* OBJECTIVE *
State the count of lines below in which the word "that" appears, and add nothing.

* SUPPLIED DATA *
-*-
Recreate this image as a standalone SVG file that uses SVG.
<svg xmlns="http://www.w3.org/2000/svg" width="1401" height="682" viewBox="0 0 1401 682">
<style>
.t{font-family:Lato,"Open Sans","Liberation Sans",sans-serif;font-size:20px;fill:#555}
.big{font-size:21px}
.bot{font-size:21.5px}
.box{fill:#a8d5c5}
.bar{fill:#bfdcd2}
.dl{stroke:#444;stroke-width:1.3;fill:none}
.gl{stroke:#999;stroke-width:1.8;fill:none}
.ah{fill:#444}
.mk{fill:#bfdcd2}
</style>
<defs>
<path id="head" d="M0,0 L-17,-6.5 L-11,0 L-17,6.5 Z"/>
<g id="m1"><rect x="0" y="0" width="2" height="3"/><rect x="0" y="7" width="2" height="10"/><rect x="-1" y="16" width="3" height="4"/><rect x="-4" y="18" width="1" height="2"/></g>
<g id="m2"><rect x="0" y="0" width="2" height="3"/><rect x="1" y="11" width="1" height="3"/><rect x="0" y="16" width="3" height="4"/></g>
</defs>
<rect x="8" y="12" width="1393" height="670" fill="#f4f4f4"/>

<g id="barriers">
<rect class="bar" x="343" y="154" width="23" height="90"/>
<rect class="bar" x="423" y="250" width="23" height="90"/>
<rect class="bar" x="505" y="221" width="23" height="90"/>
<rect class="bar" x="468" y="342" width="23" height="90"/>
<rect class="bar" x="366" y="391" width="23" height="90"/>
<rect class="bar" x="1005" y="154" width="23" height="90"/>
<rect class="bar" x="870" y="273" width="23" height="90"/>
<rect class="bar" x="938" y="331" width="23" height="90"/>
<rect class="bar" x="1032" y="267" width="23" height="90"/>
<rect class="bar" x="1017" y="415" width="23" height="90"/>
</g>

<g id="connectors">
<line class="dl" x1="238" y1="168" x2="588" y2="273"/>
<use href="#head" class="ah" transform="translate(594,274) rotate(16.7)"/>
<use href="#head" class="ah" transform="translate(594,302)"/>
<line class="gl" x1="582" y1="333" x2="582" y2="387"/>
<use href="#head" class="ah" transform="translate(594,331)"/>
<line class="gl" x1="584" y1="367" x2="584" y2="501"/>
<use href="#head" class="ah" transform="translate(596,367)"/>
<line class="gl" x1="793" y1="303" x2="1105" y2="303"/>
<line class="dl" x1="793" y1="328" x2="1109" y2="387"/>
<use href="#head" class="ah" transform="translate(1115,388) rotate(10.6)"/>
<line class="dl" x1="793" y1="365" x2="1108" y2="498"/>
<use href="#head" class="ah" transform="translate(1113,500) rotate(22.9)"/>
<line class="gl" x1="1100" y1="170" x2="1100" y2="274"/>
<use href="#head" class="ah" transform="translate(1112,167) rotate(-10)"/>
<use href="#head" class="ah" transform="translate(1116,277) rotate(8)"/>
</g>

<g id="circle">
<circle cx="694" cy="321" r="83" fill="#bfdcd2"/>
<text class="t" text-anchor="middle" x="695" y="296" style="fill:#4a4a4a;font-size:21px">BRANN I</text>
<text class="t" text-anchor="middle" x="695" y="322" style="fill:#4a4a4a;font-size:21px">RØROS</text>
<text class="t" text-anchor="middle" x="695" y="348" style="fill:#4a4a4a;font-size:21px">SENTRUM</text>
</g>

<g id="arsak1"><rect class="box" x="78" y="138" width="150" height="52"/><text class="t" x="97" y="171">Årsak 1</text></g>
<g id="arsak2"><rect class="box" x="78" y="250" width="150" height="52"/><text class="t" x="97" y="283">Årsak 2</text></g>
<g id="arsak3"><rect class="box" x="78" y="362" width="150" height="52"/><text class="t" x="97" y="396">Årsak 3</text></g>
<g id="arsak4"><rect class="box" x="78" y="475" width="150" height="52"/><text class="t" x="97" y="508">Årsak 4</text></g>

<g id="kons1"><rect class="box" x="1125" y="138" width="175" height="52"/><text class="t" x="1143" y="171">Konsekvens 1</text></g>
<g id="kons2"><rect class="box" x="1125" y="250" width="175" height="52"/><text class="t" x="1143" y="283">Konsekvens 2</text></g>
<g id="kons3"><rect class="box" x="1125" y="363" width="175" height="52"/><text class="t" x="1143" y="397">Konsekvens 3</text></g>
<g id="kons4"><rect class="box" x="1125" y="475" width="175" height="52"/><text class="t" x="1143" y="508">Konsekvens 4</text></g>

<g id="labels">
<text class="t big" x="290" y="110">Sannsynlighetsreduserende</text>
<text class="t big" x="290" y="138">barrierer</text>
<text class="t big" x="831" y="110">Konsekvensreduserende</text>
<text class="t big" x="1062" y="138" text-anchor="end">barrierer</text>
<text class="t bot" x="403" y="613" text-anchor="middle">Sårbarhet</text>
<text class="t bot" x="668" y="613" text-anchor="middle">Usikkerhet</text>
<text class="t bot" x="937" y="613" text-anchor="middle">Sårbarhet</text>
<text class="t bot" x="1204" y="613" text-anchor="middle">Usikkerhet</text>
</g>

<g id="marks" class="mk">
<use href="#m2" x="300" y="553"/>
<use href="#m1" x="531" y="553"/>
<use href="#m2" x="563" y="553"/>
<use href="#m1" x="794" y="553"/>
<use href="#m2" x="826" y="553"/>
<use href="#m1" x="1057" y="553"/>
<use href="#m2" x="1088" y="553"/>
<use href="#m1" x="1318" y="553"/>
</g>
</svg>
-*-
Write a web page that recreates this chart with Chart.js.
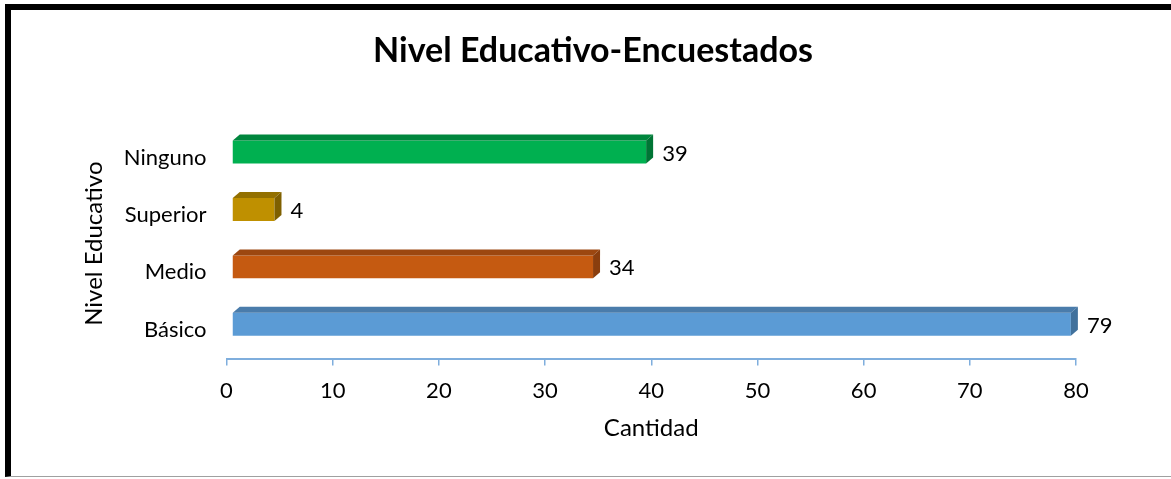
-*-
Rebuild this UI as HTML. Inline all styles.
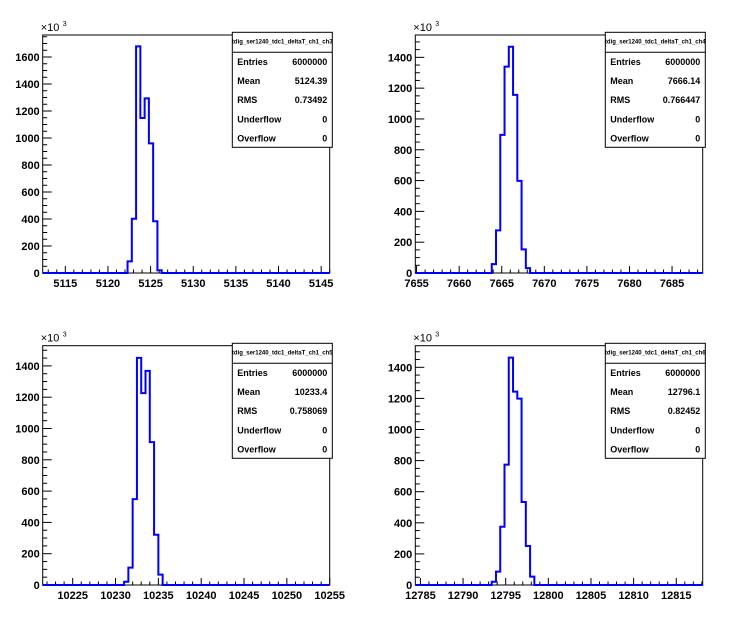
-*-
* WORKED SOLUTION *
2